Vegan Southern Remoulade (Gluten-Free, No Lemon)

This vegan remoulade is a Southern seafood-house classic made plant-based: creamy, tangy, briny, mustardy, and just spicy enough to wake up fried okra, wings on the side, or roasted vegetables. It comes together in minutes, then gets noticeably better after a short rest as the garlic mellows and the flavors knit. Keep it thicker for dipping, or loosen it with pickle brine for drizzling over bowls or slaw.

Total time: 25 minutes

Yield: Makes about 1 cup (240 g)

Ingredients

  • Vegan mayonnaise, 150 g (about 2/3 cup)
  • Dijon or Creole mustard, 15 g (1 Tbsp)
  • Sweet pickle relish, 30 g (2 Tbsp)
  • Capers, drained and finely chopped, 10 g (about 2 tsp) (optional)
  • Dill pickle brine, 10–20 g (2–4 tsp), plus more to thin
  • Apple cider vinegar, 5 g (1 tsp)
  • Garlic, finely grated or minced, 3 g (1 small clove)
  • Smoked paprika, 2 g (1 tsp)
  • Cayenne pepper, 0.5–1 g (1/4–1/2 tsp), to taste
  • Freshly ground black pepper, 1 g (1/2 tsp)
  • Kosher salt, 1–2 g (1/4–1/2 tsp), to taste
  • Optional: prepared horseradish, 10 g (2 tsp) for extra bite
  • Optional: hot sauce, 5–10 g (1–2 tsp)
  • Optional: chopped parsley, 5 g (2 Tbsp) for a fresher finish

Instructions

  1. In a bowl, add vegan mayonnaise 150 g (about 2/3 cup) and mustard 15 g (1 Tbsp). Whisk until perfectly smooth and glossy.
  2. Whisk in sweet pickle relish 30 g (2 Tbsp) and (if using) chopped capers 10 g (about 2 tsp).
  3. Add garlic 3 g (1 small clove), smoked paprika 2 g (1 tsp), cayenne 0.5–1 g (1/4–1/2 tsp), and black pepper 1 g (1/2 tsp).

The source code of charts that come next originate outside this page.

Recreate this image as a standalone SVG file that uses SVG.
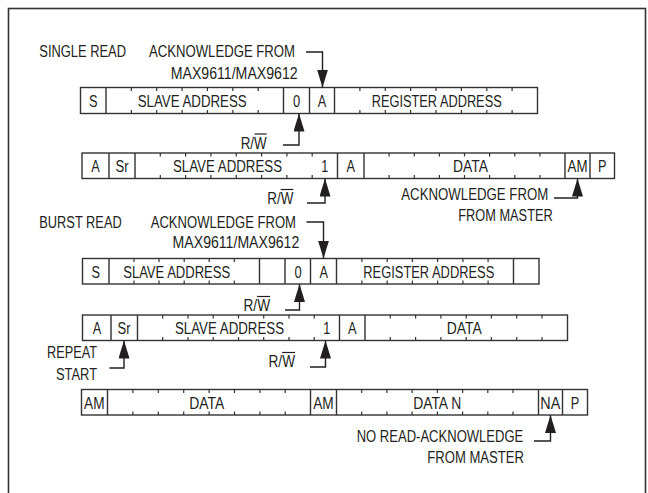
<svg xmlns="http://www.w3.org/2000/svg" width="648" height="493" viewBox="0 0 648 493">
<defs>
<style>
text{font-family:"Liberation Sans",Arial,sans-serif;font-size:16px;fill:#231f20}
.c{text-anchor:middle}
.e{text-anchor:end}
.box{fill:#fff;stroke:#333;stroke-width:1.4}
.div{fill:none;stroke:#333;stroke-width:1.4}
.tick{fill:none;stroke:#333;stroke-width:1.2}
.con{fill:none;stroke:#231f20;stroke-width:1.4;marker-end:url(#ah)}
.ov{fill:none;stroke:#231f20;stroke-width:1.2}
</style>
<marker id="ah" markerUnits="userSpaceOnUse" viewBox="0 0 18 11" markerWidth="18" markerHeight="11" refX="18" refY="5.5" orient="auto">
<path d="M0,0 L18,5.5 L0,11 Z" fill="#231f20"/>
</marker>
</defs>
<rect x="8.5" y="8.5" width="637" height="520" fill="#fff" stroke="#333" stroke-width="1.6"/>

<g id="labels">
<text x="39.3" y="56.5" textLength="86.7" lengthAdjust="spacingAndGlyphs">SINGLE READ</text>
<text class="e" x="295" y="56.5" textLength="146" lengthAdjust="spacingAndGlyphs">ACKNOWLEDGE FROM</text>
<text class="e" x="297.7" y="78.5" textLength="127" lengthAdjust="spacingAndGlyphs">MAX9611/MAX9612</text>
<g id="rw1"><text class="e" x="266.7" y="148.5" textLength="26" lengthAdjust="spacingAndGlyphs">R/W</text><path class="ov" d="M254.3,134H266.7"/></g>
<g id="rw2"><text class="e" x="293.3" y="204" textLength="26" lengthAdjust="spacingAndGlyphs">R/W</text><path class="ov" d="M280.7,189.5H293.3"/></g>
<text class="e" x="548.3" y="199.5" textLength="147" lengthAdjust="spacingAndGlyphs">ACKNOWLEDGE FROM</text>
<text class="e" x="552.7" y="221" textLength="94.4" lengthAdjust="spacingAndGlyphs">FROM MASTER</text>
<text x="39.3" y="227.5" textLength="82.4" lengthAdjust="spacingAndGlyphs">BURST READ</text>
<text class="e" x="296" y="227.5" textLength="145.3" lengthAdjust="spacingAndGlyphs">ACKNOWLEDGE FROM</text>
<text class="e" x="299.3" y="248" textLength="126.7" lengthAdjust="spacingAndGlyphs">MAX9611/MAX9612</text>
<g id="rw3"><text class="e" x="270" y="311" textLength="26.5" lengthAdjust="spacingAndGlyphs">R/W</text><path class="ov" d="M257.1,296.5H270"/></g>
<text class="e" x="97" y="358" textLength="50" lengthAdjust="spacingAndGlyphs">REPEAT</text>
<text class="e" x="97" y="380" textLength="41" lengthAdjust="spacingAndGlyphs">START</text>
<g id="rw4"><text class="e" x="295" y="367" textLength="26.5" lengthAdjust="spacingAndGlyphs">R/W</text><path class="ov" d="M282.1,352.5H295"/></g>
<text class="e" x="523.3" y="441.7" textLength="166.6" lengthAdjust="spacingAndGlyphs">NO READ-ACKNOWLEDGE</text>
<text class="e" x="524" y="463.3" textLength="96.7" lengthAdjust="spacingAndGlyphs">FROM MASTER</text>
</g>

<g id="row1-single-write">
<rect class="box" x="80.5" y="87.5" width="457" height="26"/>
<path class="div" d="M106,87.5V113.5M283.5,87.5V113.5M309.5,87.5V113.5M334.5,87.5V113.5"/>
<path class="tick" d="M131.4,87.5v3.5M131.4,113.5v-3.5M156.7,87.5v3.5M156.7,113.5v-3.5M182.1,87.5v3.5M182.1,113.5v-3.5M207.4,87.5v3.5M207.4,113.5v-3.5M232.8,87.5v3.5M232.8,113.5v-3.5M258.2,87.5v3.5M258.2,113.5v-3.5M359.9,87.5v3.5M359.9,113.5v-3.5M385.3,87.5v3.5M385.3,113.5v-3.5M410.6,87.5v3.5M410.6,113.5v-3.5M436,87.5v3.5M436,113.5v-3.5M461.4,87.5v3.5M461.4,113.5v-3.5M486.8,87.5v3.5M486.8,113.5v-3.5M512.1,87.5v3.5M512.1,113.5v-3.5"/>
<text class="c" x="93.3" y="107.3" textLength="8.5" lengthAdjust="spacingAndGlyphs">S</text>
<text class="c" x="192.2" y="107.3" textLength="109" lengthAdjust="spacingAndGlyphs">SLAVE ADDRESS</text>
<text class="c" x="296.5" y="107.3" textLength="7.2" lengthAdjust="spacingAndGlyphs">0</text>
<text class="c" x="322" y="107.3" textLength="8.5" lengthAdjust="spacingAndGlyphs">A</text>
<text class="c" x="436.7" y="107.3" textLength="130" lengthAdjust="spacingAndGlyphs">REGISTER ADDRESS</text>
</g>

<g id="row2-single-read">
<rect class="box" x="82" y="153" width="532.5" height="25.5"/>
<path class="div" d="M109,153V178.5M135,153V178.5M337.5,153V178.5M364,153V178.5M565,153V178.5M590,153V178.5"/>
<path class="tick" d="M160.3,153v3.5M160.3,178.5v-3.5M185.6,153v3.5M185.6,178.5v-3.5M210.9,153v3.5M210.9,178.5v-3.5M236.2,153v3.5M236.2,178.5v-3.5M261.6,153v3.5M261.6,178.5v-3.5M286.9,153v3.5M286.9,178.5v-3.5M312.2,153v3.5M312.2,178.5v-3.5M389.1,153v3.5M389.1,178.5v-3.5M414.3,153v3.5M414.3,178.5v-3.5M439.4,153v3.5M439.4,178.5v-3.5M464.5,153v3.5M464.5,178.5v-3.5M489.6,153v3.5M489.6,178.5v-3.5M514.8,153v3.5M514.8,178.5v-3.5M539.9,153v3.5M539.9,178.5v-3.5"/>
<text class="c" x="95.5" y="172.3" textLength="8.5" lengthAdjust="spacingAndGlyphs">A</text>
<text class="c" x="122" y="172.3" textLength="13" lengthAdjust="spacingAndGlyphs">Sr</text>
<text class="c" x="227.5" y="172.3" textLength="109" lengthAdjust="spacingAndGlyphs">SLAVE ADDRESS</text>
<text class="c" x="324.8" y="172.3" textLength="7" lengthAdjust="spacingAndGlyphs">1</text>
<text class="c" x="350.7" y="172.3" textLength="8.5" lengthAdjust="spacingAndGlyphs">A</text>
<text class="c" x="470.5" y="172.3" textLength="35" lengthAdjust="spacingAndGlyphs">DATA</text>
<text class="c" x="577.5" y="172.3" textLength="20" lengthAdjust="spacingAndGlyphs">AM</text>
<text class="c" x="602.3" y="172.3" textLength="8.5" lengthAdjust="spacingAndGlyphs">P</text>
</g>

<g id="row3-burst-write">
<rect class="box" x="82.5" y="258.5" width="456.5" height="25.5"/>
<path class="div" d="M109,258.5V284M259.5,258.5V284M285,258.5V284M310.5,258.5V284M336.5,258.5V284M513.5,258.5V284"/>
<path class="tick" d="M134,258.5v3.5M134,284v-3.5M159,258.5v3.5M159,284v-3.5M184.2,258.5v3.5M184.2,284v-3.5M209.2,258.5v3.5M209.2,284v-3.5M234.3,258.5v3.5M234.3,284v-3.5M361.9,258.5v3.5M361.9,284v-3.5M387.2,258.5v3.5M387.2,284v-3.5M412.4,258.5v3.5M412.4,284v-3.5M437.6,258.5v3.5M437.6,284v-3.5M462.9,258.5v3.5M462.9,284v-3.5M488.1,258.5v3.5M488.1,284v-3.5"/>
<text class="c" x="95.8" y="277.5" textLength="8.5" lengthAdjust="spacingAndGlyphs">S</text>
<text class="c" x="176.7" y="277.5" textLength="107" lengthAdjust="spacingAndGlyphs">SLAVE ADDRESS</text>
<text class="c" x="298" y="277.5" textLength="7.2" lengthAdjust="spacingAndGlyphs">0</text>
<text class="c" x="323.7" y="277.5" textLength="8.5" lengthAdjust="spacingAndGlyphs">A</text>
<text class="c" x="428.8" y="277.5" textLength="131" lengthAdjust="spacingAndGlyphs">REGISTER ADDRESS</text>
</g>

<g id="row4-burst-read">
<rect class="box" x="82.5" y="315" width="485" height="25.5"/>
<path class="div" d="M111,315V340.5M137.5,315V340.5M339.5,315V340.5M365,315V340.5"/>
<path class="tick" d="M162.7,315v3.5M162.7,340.5v-3.5M188,315v3.5M188,340.5v-3.5M213.2,315v3.5M213.2,340.5v-3.5M238.5,315v3.5M238.5,340.5v-3.5M263.7,315v3.5M263.7,340.5v-3.5M289,315v3.5M289,340.5v-3.5M314.2,315v3.5M314.2,340.5v-3.5M390.3,315v3.5M390.3,340.5v-3.5M415.6,315v3.5M415.6,340.5v-3.5M440.9,315v3.5M440.9,340.5v-3.5M466.2,315v3.5M466.2,340.5v-3.5M491.4,315v3.5M491.4,340.5v-3.5M516.7,315v3.5M516.7,340.5v-3.5M542,315v3.5M542,340.5v-3.5"/>
<text class="c" x="97" y="334" textLength="8.5" lengthAdjust="spacingAndGlyphs">A</text>
<text class="c" x="124" y="334" textLength="13" lengthAdjust="spacingAndGlyphs">Sr</text>
<text class="c" x="229.5" y="334" textLength="109" lengthAdjust="spacingAndGlyphs">SLAVE ADDRESS</text>
<text class="c" x="326.8" y="334" textLength="7" lengthAdjust="spacingAndGlyphs">1</text>
<text class="c" x="352.2" y="334" textLength="8.5" lengthAdjust="spacingAndGlyphs">A</text>
<text class="c" x="464.2" y="334" textLength="35" lengthAdjust="spacingAndGlyphs">DATA</text>
</g>

<g id="row5-burst-data">
<rect class="box" x="81.5" y="389.5" width="506" height="25.5"/>
<path class="div" d="M107.5,389.5V415M310.5,389.5V415M336.5,389.5V415M538.5,389.5V415M562.5,389.5V415"/>
<path class="tick" d="M132.9,389.5v3.5M132.9,415v-3.5M158.3,389.5v3.5M158.3,415v-3.5M183.7,389.5v3.5M183.7,415v-3.5M209.1,389.5v3.5M209.1,415v-3.5M234.5,389.5v3.5M234.5,415v-3.5M259.9,389.5v3.5M259.9,415v-3.5M285.2,389.5v3.5M285.2,415v-3.5M361.7,389.5v3.5M361.7,415v-3.5M386.9,389.5v3.5M386.9,415v-3.5M412.1,389.5v3.5M412.1,415v-3.5M437.4,389.5v3.5M437.4,415v-3.5M462.6,389.5v3.5M462.6,415v-3.5M487.8,389.5v3.5M487.8,415v-3.5M513,389.5v3.5M513,415v-3.5"/>
<text class="c" x="94.3" y="408.5" textLength="20.5" lengthAdjust="spacingAndGlyphs">AM</text>
<text class="c" x="206.7" y="408.5" textLength="35" lengthAdjust="spacingAndGlyphs">DATA</text>
<text class="c" x="323.5" y="408.5" textLength="20.5" lengthAdjust="spacingAndGlyphs">AM</text>
<text class="c" x="437.2" y="408.5" textLength="48" lengthAdjust="spacingAndGlyphs">DATA N</text>
<text class="c" x="550.3" y="408.5" textLength="20" lengthAdjust="spacingAndGlyphs">NA</text>
<text class="c" x="575" y="408.5" textLength="8.5" lengthAdjust="spacingAndGlyphs">P</text>
</g>

<g id="connectors">
<path class="con" d="M306,52H322.5V87.5"/>
<path class="con" d="M283,145H299V113.5"/>
<path class="con" d="M307,203H325V178.5"/>
<path class="con" d="M554,198H577.5V178.5"/>
<path class="con" d="M306.5,222H323.5V258.5"/>
<path class="con" d="M285,310H299.5V284"/>
<path class="con" d="M109.5,368H124V340.5"/>
<path class="con" d="M310,367H325.5V340.5"/>
<path class="con" d="M534,441H550.5V415"/>
</g>
</svg>
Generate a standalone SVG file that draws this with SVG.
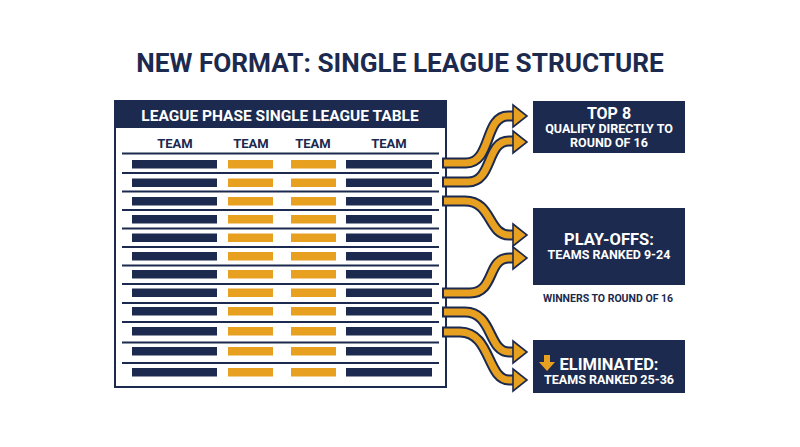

Stir until the sauce turns a pale orange-pink and smells smoky-garlicky.
  4. Whisk in pickle brine 10 g (2 tsp) and apple cider vinegar 5 g (1 tsp). Taste, then season with kosher salt 1–2 g (1/4–1/2 tsp) only as needed (pickles/capers vary).
  5. For a dip, stop here— it should be thick enough to mound on a spoon. For a drizzle, whisk in additional pickle brine 5 g (1 tsp) at a time until it ribbons off the spoon.
  6. Cover and rest in the fridge 10–20 minutes (or up to overnight). It’s ready when the garlic bite softens and the sauce tastes more “rounded” and integrated.
  7. Serve chilled with air-fried okra, roasted okra, sweet potato wedges, slaw, or as a cool counterpoint to hot-honey-style wings.

Notes

No lemon: this version uses pickle brine + apple cider vinegar for the tang. Make it more Southern-seafood-house: add horseradish **10 g (2 tsp)** and a little extra black pepper. Make it more BBQ-joint: add hot sauce **5–10 g (1–2 tsp)** and bump smoked paprika by another **1 g (1/2 tsp)**. Storage: keeps **5–7 days** refrigerated in a sealed container. Stir before serving. If your relish is very sweet, increase vinegar by **2–3 g (1/2 tsp)** and/or add another **5–10 g** pickle brine to sharpen it.